RECORDED INFORMATION:
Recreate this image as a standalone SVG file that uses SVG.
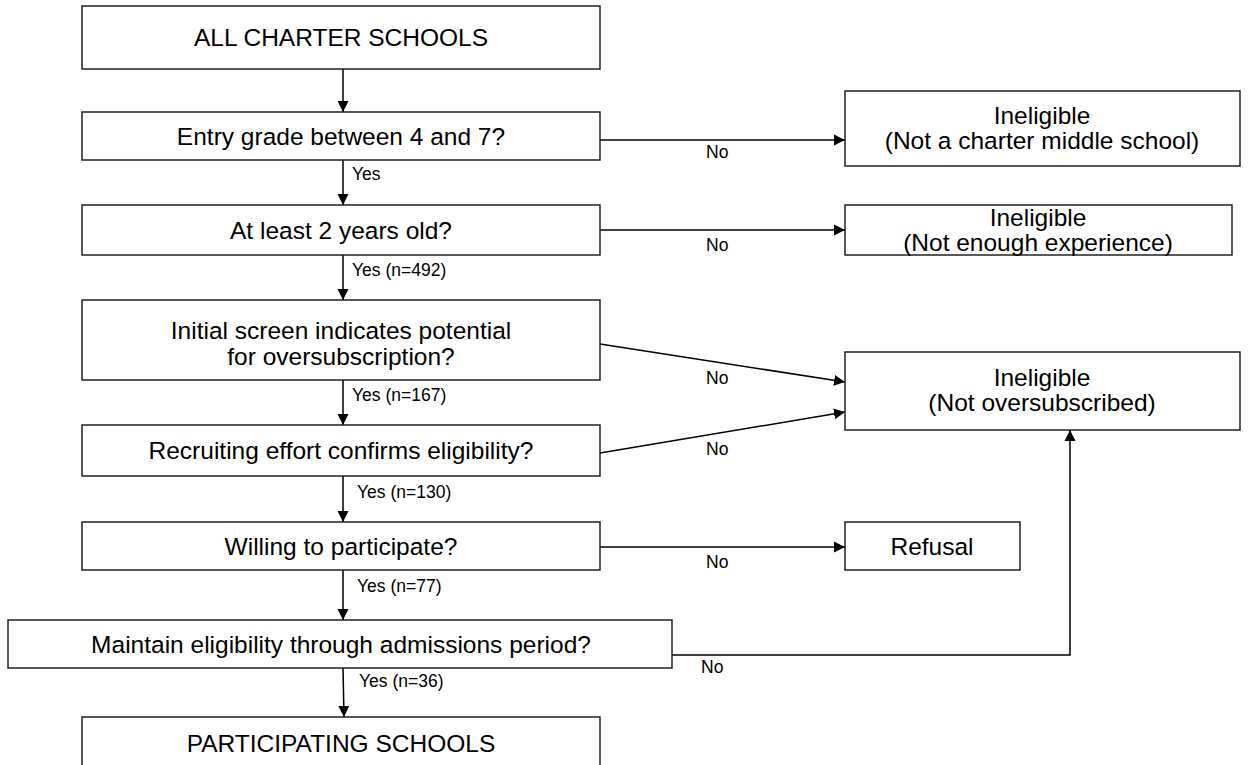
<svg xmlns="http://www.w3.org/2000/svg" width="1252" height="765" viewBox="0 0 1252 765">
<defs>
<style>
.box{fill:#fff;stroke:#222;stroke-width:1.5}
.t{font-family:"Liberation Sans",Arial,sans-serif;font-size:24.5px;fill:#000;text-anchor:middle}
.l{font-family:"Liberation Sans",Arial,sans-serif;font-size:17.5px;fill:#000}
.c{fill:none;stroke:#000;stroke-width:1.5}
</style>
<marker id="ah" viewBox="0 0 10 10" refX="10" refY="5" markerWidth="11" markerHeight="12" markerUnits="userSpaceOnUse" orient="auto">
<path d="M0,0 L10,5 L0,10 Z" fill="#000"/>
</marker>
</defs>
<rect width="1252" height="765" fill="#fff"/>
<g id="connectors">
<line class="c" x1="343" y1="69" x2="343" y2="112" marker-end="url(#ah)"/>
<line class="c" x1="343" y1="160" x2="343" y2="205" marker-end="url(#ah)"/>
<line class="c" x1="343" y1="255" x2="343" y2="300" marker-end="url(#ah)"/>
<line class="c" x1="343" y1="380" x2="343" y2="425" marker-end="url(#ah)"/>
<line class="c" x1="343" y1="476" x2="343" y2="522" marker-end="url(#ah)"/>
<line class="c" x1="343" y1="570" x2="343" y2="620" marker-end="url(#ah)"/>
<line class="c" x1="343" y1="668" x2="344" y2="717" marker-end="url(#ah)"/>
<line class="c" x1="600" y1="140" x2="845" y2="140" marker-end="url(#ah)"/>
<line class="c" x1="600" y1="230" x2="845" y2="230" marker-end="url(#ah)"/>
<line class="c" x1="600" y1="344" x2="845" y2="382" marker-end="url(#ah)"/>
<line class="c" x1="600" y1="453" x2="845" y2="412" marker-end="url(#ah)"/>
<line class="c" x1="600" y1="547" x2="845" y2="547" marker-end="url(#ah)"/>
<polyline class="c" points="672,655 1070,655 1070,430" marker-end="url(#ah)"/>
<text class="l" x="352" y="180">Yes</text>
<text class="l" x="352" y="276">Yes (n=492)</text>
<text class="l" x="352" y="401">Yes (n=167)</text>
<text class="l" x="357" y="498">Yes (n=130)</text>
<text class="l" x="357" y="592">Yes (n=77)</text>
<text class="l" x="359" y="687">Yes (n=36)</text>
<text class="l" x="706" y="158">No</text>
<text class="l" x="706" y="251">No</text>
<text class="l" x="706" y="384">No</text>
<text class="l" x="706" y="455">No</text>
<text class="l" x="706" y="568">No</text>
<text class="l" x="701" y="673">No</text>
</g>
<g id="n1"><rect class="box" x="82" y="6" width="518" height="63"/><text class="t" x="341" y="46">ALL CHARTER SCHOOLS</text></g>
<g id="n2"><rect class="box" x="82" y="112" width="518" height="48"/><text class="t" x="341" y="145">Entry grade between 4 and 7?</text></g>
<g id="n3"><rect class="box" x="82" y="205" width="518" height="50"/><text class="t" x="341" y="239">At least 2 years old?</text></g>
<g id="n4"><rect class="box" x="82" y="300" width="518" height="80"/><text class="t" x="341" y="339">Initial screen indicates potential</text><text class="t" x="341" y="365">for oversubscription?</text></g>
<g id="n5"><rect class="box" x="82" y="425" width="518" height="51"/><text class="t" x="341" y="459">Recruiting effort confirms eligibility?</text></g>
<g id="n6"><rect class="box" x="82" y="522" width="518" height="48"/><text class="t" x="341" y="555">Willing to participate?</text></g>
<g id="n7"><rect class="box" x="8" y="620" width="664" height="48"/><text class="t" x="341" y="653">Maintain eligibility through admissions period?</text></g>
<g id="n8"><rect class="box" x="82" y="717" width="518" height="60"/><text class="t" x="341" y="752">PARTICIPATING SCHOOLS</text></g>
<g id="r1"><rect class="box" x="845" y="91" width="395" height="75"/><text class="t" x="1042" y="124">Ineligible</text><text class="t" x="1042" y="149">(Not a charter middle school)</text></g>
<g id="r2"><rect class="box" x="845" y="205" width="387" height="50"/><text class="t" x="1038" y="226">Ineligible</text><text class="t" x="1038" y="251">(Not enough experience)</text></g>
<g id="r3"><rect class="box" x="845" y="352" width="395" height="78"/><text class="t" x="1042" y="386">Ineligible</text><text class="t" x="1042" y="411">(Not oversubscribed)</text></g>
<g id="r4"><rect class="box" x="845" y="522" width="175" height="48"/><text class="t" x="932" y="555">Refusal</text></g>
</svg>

PROMPT: Retype the data above exactly; pictures are not part of the copy.

RESULT OF THIS TASK:
Recreate this image as a standalone SVG file that uses SVG.
<svg xmlns="http://www.w3.org/2000/svg" width="1252" height="765" viewBox="0 0 1252 765">
<defs>
<style>
.box{fill:#fff;stroke:#222;stroke-width:1.5}
.t{font-family:"Liberation Sans",Arial,sans-serif;font-size:24.5px;fill:#000;text-anchor:middle}
.l{font-family:"Liberation Sans",Arial,sans-serif;font-size:17.5px;fill:#000}
.c{fill:none;stroke:#000;stroke-width:1.5}
</style>
<marker id="ah" viewBox="0 0 10 10" refX="10" refY="5" markerWidth="11" markerHeight="12" markerUnits="userSpaceOnUse" orient="auto">
<path d="M0,0 L10,5 L0,10 Z" fill="#000"/>
</marker>
</defs>
<rect width="1252" height="765" fill="#fff"/>
<g id="connectors">
<line class="c" x1="343" y1="69" x2="343" y2="112" marker-end="url(#ah)"/>
<line class="c" x1="343" y1="160" x2="343" y2="205" marker-end="url(#ah)"/>
<line class="c" x1="343" y1="255" x2="343" y2="300" marker-end="url(#ah)"/>
<line class="c" x1="343" y1="380" x2="343" y2="425" marker-end="url(#ah)"/>
<line class="c" x1="343" y1="476" x2="343" y2="522" marker-end="url(#ah)"/>
<line class="c" x1="343" y1="570" x2="343" y2="620" marker-end="url(#ah)"/>
<line class="c" x1="343" y1="668" x2="344" y2="717" marker-end="url(#ah)"/>
<line class="c" x1="600" y1="140" x2="845" y2="140" marker-end="url(#ah)"/>
<line class="c" x1="600" y1="230" x2="845" y2="230" marker-end="url(#ah)"/>
<line class="c" x1="600" y1="344" x2="845" y2="382" marker-end="url(#ah)"/>
<line class="c" x1="600" y1="453" x2="845" y2="412" marker-end="url(#ah)"/>
<line class="c" x1="600" y1="547" x2="845" y2="547" marker-end="url(#ah)"/>
<polyline class="c" points="672,655 1070,655 1070,430" marker-end="url(#ah)"/>
<text class="l" x="352" y="180">Yes</text>
<text class="l" x="352" y="276">Yes (n=492)</text>
<text class="l" x="352" y="401">Yes (n=167)</text>
<text class="l" x="357" y="498">Yes (n=130)</text>
<text class="l" x="357" y="592">Yes (n=77)</text>
<text class="l" x="359" y="687">Yes (n=36)</text>
<text class="l" x="706" y="158">No</text>
<text class="l" x="706" y="251">No</text>
<text class="l" x="706" y="384">No</text>
<text class="l" x="706" y="455">No</text>
<text class="l" x="706" y="568">No</text>
<text class="l" x="701" y="673">No</text>
</g>
<g id="n1"><rect class="box" x="82" y="6" width="518" height="63"/><text class="t" x="341" y="46">ALL CHARTER SCHOOLS</text></g>
<g id="n2"><rect class="box" x="82" y="112" width="518" height="48"/><text class="t" x="341" y="145">Entry grade between 4 and 7?</text></g>
<g id="n3"><rect class="box" x="82" y="205" width="518" height="50"/><text class="t" x="341" y="239">At least 2 years old?</text></g>
<g id="n4"><rect class="box" x="82" y="300" width="518" height="80"/><text class="t" x="341" y="339">Initial screen indicates potential</text><text class="t" x="341" y="365">for oversubscription?</text></g>
<g id="n5"><rect class="box" x="82" y="425" width="518" height="51"/><text class="t" x="341" y="459">Recruiting effort confirms eligibility?</text></g>
<g id="n6"><rect class="box" x="82" y="522" width="518" height="48"/><text class="t" x="341" y="555">Willing to participate?</text></g>
<g id="n7"><rect class="box" x="8" y="620" width="664" height="48"/><text class="t" x="341" y="653">Maintain eligibility through admissions period?</text></g>
<g id="n8"><rect class="box" x="82" y="717" width="518" height="60"/><text class="t" x="341" y="752">PARTICIPATING SCHOOLS</text></g>
<g id="r1"><rect class="box" x="845" y="91" width="395" height="75"/><text class="t" x="1042" y="124">Ineligible</text><text class="t" x="1042" y="149">(Not a charter middle school)</text></g>
<g id="r2"><rect class="box" x="845" y="205" width="387" height="50"/><text class="t" x="1038" y="226">Ineligible</text><text class="t" x="1038" y="251">(Not enough experience)</text></g>
<g id="r3"><rect class="box" x="845" y="352" width="395" height="78"/><text class="t" x="1042" y="386">Ineligible</text><text class="t" x="1042" y="411">(Not oversubscribed)</text></g>
<g id="r4"><rect class="box" x="845" y="522" width="175" height="48"/><text class="t" x="932" y="555">Refusal</text></g>
</svg>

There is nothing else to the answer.